More room to maneuver leads to stronger bonds
What is the reason for the superlinear increase? The van der Waals force, to put it simply, emerges due to the displacement of electrons in the shells of atoms and molecules, caused by quantum fluctuations, which leads to a weak electrical attraction. In the case of larger molecules, more atoms are involved as each of these molecules also comprises more atoms. And on top of this, each and every atom contributes more strongly.
“As large organic molecules often form electron clouds that stretch across the entire molecule, they offer electrons considerably more room to maneuver than a single atom,” says the head of the young investigators group at Jülich, Dr. Ruslan Temirov. “This makes them easier to displace, which overproportionally increases the electrical attraction.”
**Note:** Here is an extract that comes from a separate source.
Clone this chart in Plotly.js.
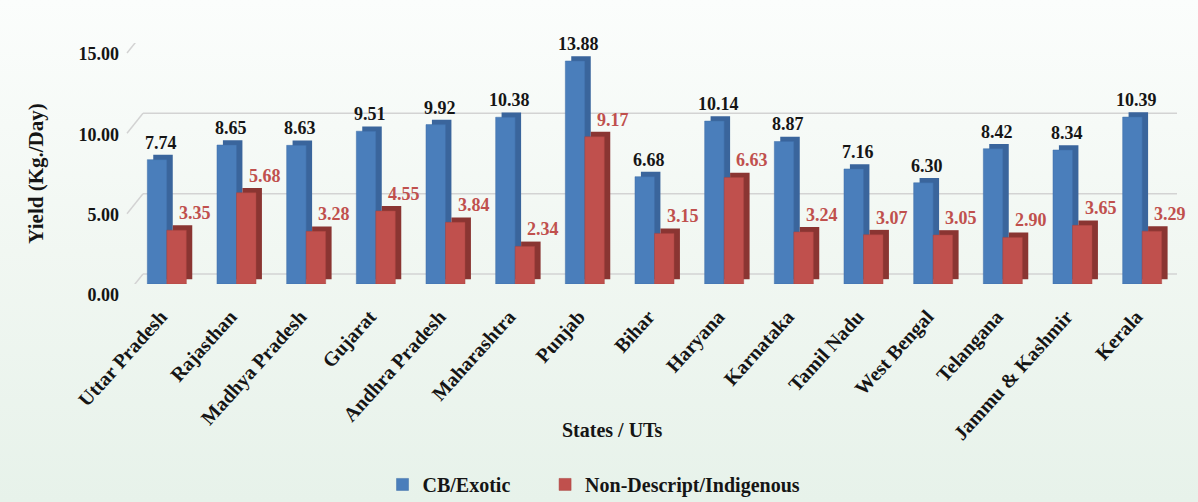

Measuring the force with a tuning fork
For the measurements, the scientists affixed complex organic carbon compounds, which they had attached to a metal surface, to the tip of an atomic force microscope. They had secured this tip in turn to a vibration sensor so that the tip moved back and forth rapidly, a bit like a tiny tuning fork. When the molecules are removed from the surface, this vibrational frequency alters, allowing conclusions to be drawn in relation to the van der Waals forces, even when the tip is withdrawn a few molecule lengths (approx. 4nm) from the surface.
The values determined are particularly interesting for simulation calculations using density functional theory, the development of which was honoured with the Nobel Prize in 1998. The technique is the most commonly used method today for calculating the structural, electronic, and optical properties of molecules and solids. Despite its many advantages, it still has problems correctly predicting the van der Waals forces.